By Michael A. Fletcher and Carol D. Leonnig
Washington Post Staff Writers
Sunday, December 14, 2008
President-elect Barack Obama has picked New York City housing commissioner Shaun Donovan to be secretary of housing and urban development, a post that Obama said would play a lead role in his administration's efforts to stem the rising tide of foreclosures and rebuild the nation's efforts to expand homeownership.
Speaking yesterday during his weekly address, Obama also said that he had asked his economic team to develop a "bold plan" to dramatically increase the number of people who can stay in their homes despite being threatened with foreclosure.
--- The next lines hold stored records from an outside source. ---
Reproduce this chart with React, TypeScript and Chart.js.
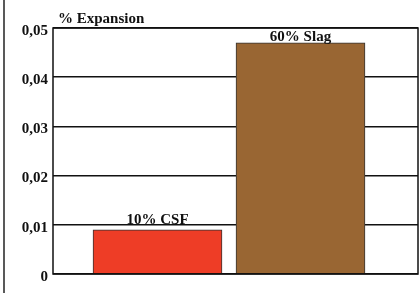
import React, { useEffect, useRef } from "react";
import { Chart, registerables } from "chart.js";

Chart.register(...registerables);

const categories = ["10% CSF", "60% Slag"];
const positions = [0, 1];
const expansion = [0.009, 0.047];
const barColors = ["#EE3D26", "#996633"];
const yTicks = [0, 0.01, 0.02, 0.03, 0.04, 0.05];
const yTitle = "% Expansion";

const FONT = "bold 15px 'Liberation Serif', 'Times New Roman', serif";

const overlay = {
  id: "overlay",
  afterDatasetsDraw(chart: any) {
    const { ctx, chartArea } = chart;
    ctx.save();
    // outer frame line on left
    ctx.strokeStyle = "#222";
    ctx.lineWidth = 1.5;
    ctx.beginPath();
    ctx.moveTo(4, 0);
    ctx.lineTo(4, chart.height);
    ctx.stroke();
    // chart area frame
    ctx.strokeStyle = "#111";
    ctx.lineWidth = 1.5;
    ctx.strokeRect(chartArea.left, chartArea.top, chartArea.right - chartArea.left, chartArea.bottom - chartArea.top);
    // title
    ctx.fillStyle = "#111";
    ctx.font = FONT;
    ctx.textAlign = "left";
    ctx.textBaseline = "alphabetic";
    ctx.fillText(yTitle, chartArea.left + 5, chartArea.top - 5);
    // bar labels
    const meta = chart.getDatasetMeta(0);
    ctx.textAlign = "center";
    meta.data.forEach((bar: any, i: number) => {
      const base = Math.max(bar.y - 6, chartArea.top + 13);
      ctx.fillText(categories[i], bar.x, base);
    });
    ctx.restore();
  },
};

export default function App() {
  const ref = useRef<HTMLCanvasElement>(null);
  useEffect(() => {
    document.body.style.margin = "0";
    const chart = new Chart(ref.current!, {
      type: "bar",
      data: {
        datasets: [
          {
            data: positions.map((x, i) => ({ x, y: expansion[i] })),
            backgroundColor: barColors,
            borderColor: "#333",
            borderWidth: 1,
            barThickness: 129,
          },
        ],
      },
      options: {
        animation: false,
        responsive: false,
        maintainAspectRatio: false,
        layout: { padding: { left: 0, top: 28, right: 2, bottom: 19 } },
        plugins: { legend: { display: false }, tooltip: { enabled: false }, title: { display: false } },
        scales: {
          x: {
            type: "linear",
            display: false,
            offset: false,
            min: -0.7308,
            max: 1.8217,
          },
          y: {
            min: 0,
            max: 0.05,
            afterFit(scale: any) {
              scale.width = 53;
            },
            afterBuildTicks(scale: any) {
              scale.ticks = yTicks.map((v) => ({ value: v }));
            },
            grid: { color: "#111", lineWidth: 1.5, drawTicks: false },
            border: { display: false },
            ticks: {
              padding: 5,
              labelOffset: 3,
              color: "#111",
              font: { family: "'Liberation Serif', 'Times New Roman', serif", size: 15, weight: "bold" },
              callback: (v: any) => (v === 0 ? "0" : Number(v).toFixed(2).replace(".", ",")),
            },
          },
        },
      },
      plugins: [overlay],
    } as any);
    return () => chart.destroy();
  }, []);
  return (
    <div style={{ position: "fixed", left: 0, top: 0, width: 420, height: 293, background: "#fff" }}>
      <canvas ref={ref} width={420} height={293} style={{ width: 420, height: 293 }} />
    </div>
  );
}
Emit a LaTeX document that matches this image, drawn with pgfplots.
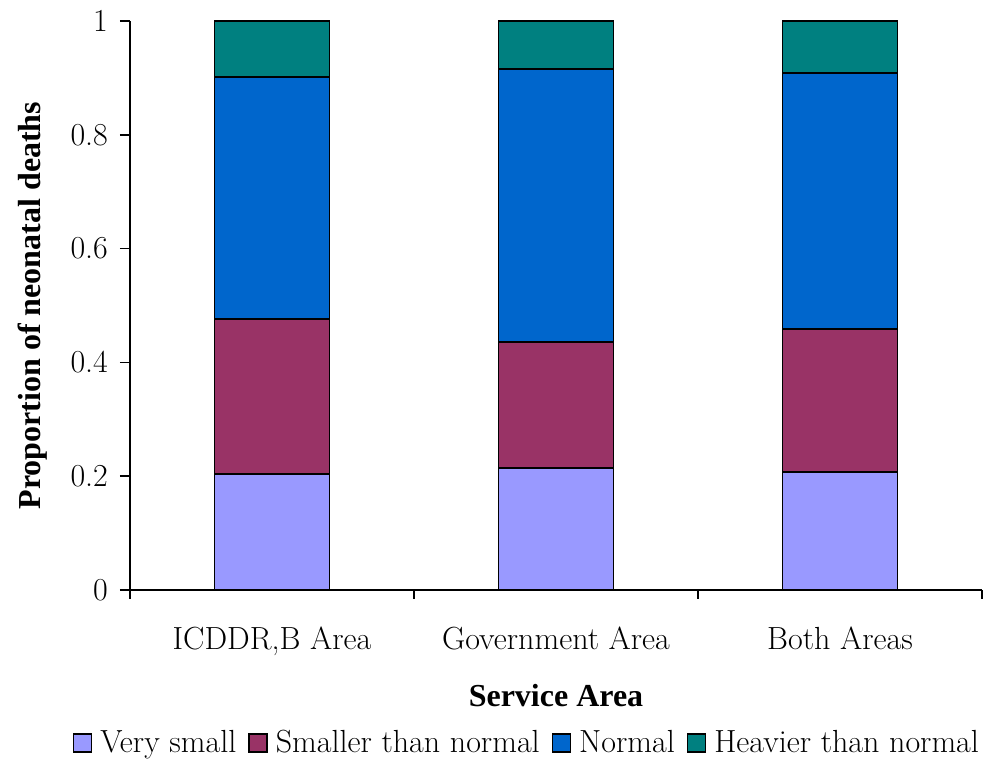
\documentclass[border=0pt]{standalone}
\usepackage{pgfplots}
\pgfplotsset{compat=1.18}
\usepackage{fontspec}
% Regular text stays in Latin Modern; bold labels use the Times-metric bold face
\newfontfamily\boldserif{LiberationSerif-Bold.ttf}

\definecolor{verysmall}{HTML}{9999FF}
\definecolor{smaller}{HTML}{993366}
\definecolor{normal}{HTML}{0066CC}
\definecolor{heavier}{HTML}{008080}

% Proportions of neonatal deaths by birth size (stacked increments)
\pgfplotstableread{
x  vsmall smaller normal heavier
0  0.204  0.272   0.425  0.099
1  0.215  0.221   0.479  0.085
2  0.207  0.251   0.450  0.092
}\deaths

\begin{document}
\begin{tikzpicture}[font=\fontsize{16}{19}\selectfont]
\begin{axis}[
  name=ax,
  scale only axis,
  width=426pt, height=284.5pt,
  ybar stacked,
  bar width=0.405,
  xmin=-0.5, xmax=2.5,
  ymin=0, ymax=1,
  axis x line*=bottom,
  axis y line*=left,
  axis line style={line width=0.75pt},
  tick align=outside,
  xtick={0,1,2},
  xticklabels={{ICDDR,B Area},{Government Area},{Both Areas}},
  major x tick style={draw=none},
  minor xtick={-0.5,0.5,1.5,2.5},
  minor tick length=4.5pt,
  major tick length=5pt,
  tick style={line width=0.75pt, black},
  ytick={0,0.2,0.4,0.6,0.8,1},
  yticklabels={0,0.2,0.4,0.6,0.8,1},
  xticklabel style={yshift=-10pt},
  yticklabel style={xshift=-2.5pt},
  xlabel={{\boldserif Service Area}},
  ylabel={{\boldserif Proportion of neonatal deaths}},
  xlabel style={yshift=-7.5pt},
  ylabel style={yshift=5pt},
  legend columns=4,
  legend style={draw=none, fill=none, at={(0.467,0)}, anchor=center, yshift=-76.5pt,
    nodes={inner sep=2pt},
    /tikz/every odd column/.append style={column sep=2pt},
    /tikz/every even column/.append style={column sep=4pt}},
  legend image code/.code={\draw[#1, line width=0.75pt] (0pt,-4.5pt) rectangle (9pt,4.5pt);},
  every axis plot/.append style={draw=black, line width=0.9pt},
]
\addplot[fill=verysmall] table[x=x, y=vsmall] {\deaths};
\addplot[fill=smaller] table[x=x, y=smaller] {\deaths};
\addplot[fill=normal] table[x=x, y=normal] {\deaths};
\addplot[fill=heavier] table[x=x, y=heavier] {\deaths};
\legend{Very small, Smaller than normal, Normal, Heavier than normal}
\end{axis}
\pgfresetboundingbox
\path[use as bounding box] ([xshift=-65pt,yshift=-85pt]ax.south west)
  rectangle ([xshift=5pt,yshift=10.5pt]ax.north east);
\end{tikzpicture}
\end{document}
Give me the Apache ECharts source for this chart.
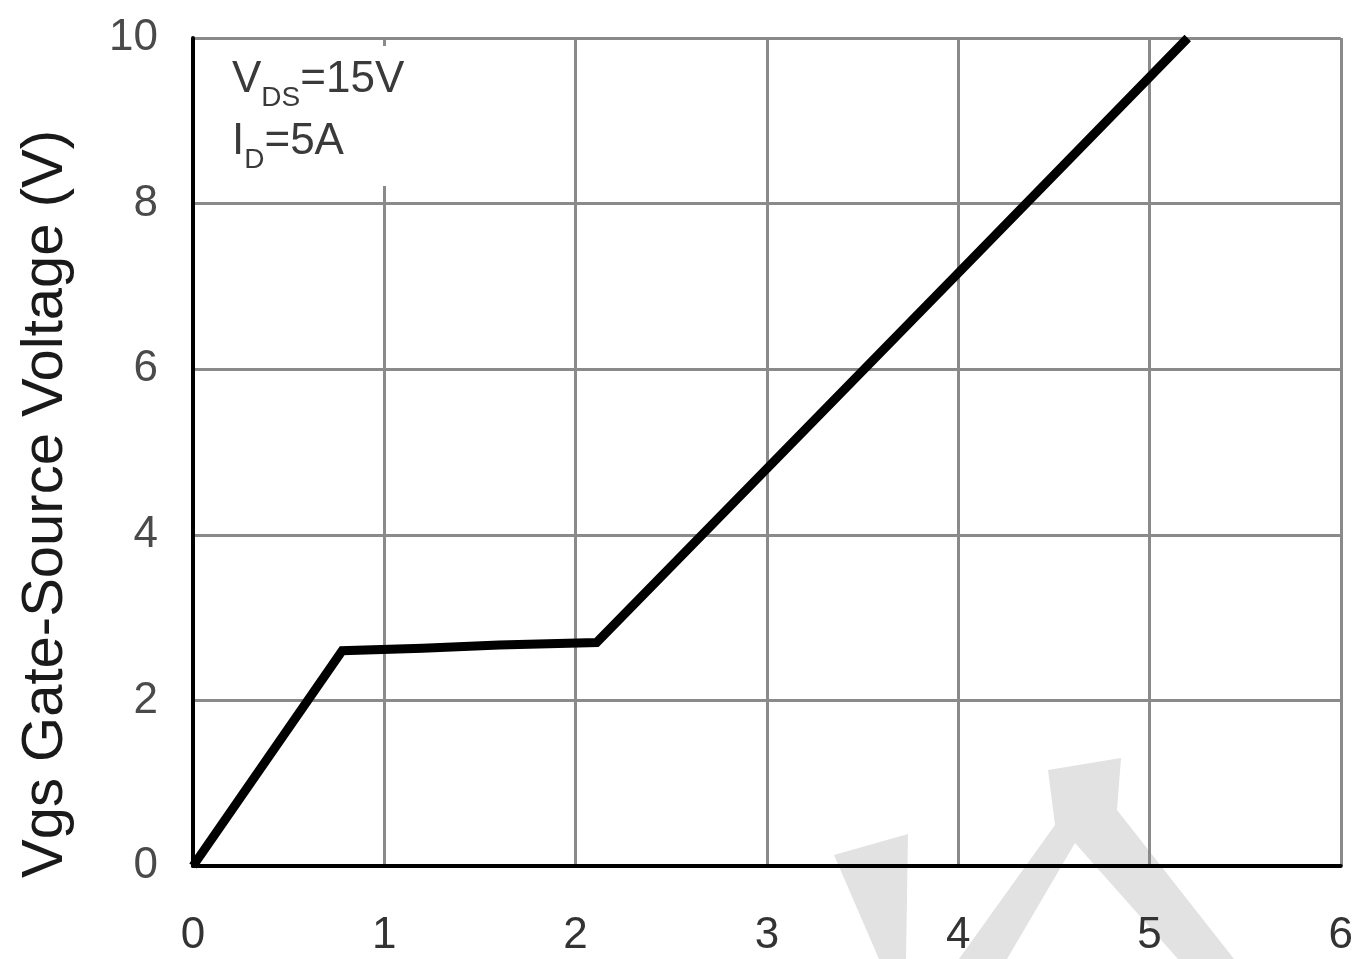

Obama's pledge to ramp up the federal government's efforts to slow foreclosures came just days after he said he would plow ahead with plans to expand health-care coverage and look for ways to slow its spiraling costs. He also has promised a huge stimulus package that he said would include infrastructure outlays the scale of which have not been seen in more than 50 years, when construction began on the interstate highway system.
Together, the plans, while still to be fleshed out, would mean a huge federal commitment, even as the budget deficit hurtles toward $1 trillion. But Obama has called the spending necessary to restart the stalled economy and lay a solid foundation for growth.
"In the end, expanding access to affordable housing isn't about just caring for the least fortunate among us and strengthening our middle class -- it's about ending our housing mess, climbing out of our financial crisis and putting our economy on the path to long-term growth and prosperity," he said.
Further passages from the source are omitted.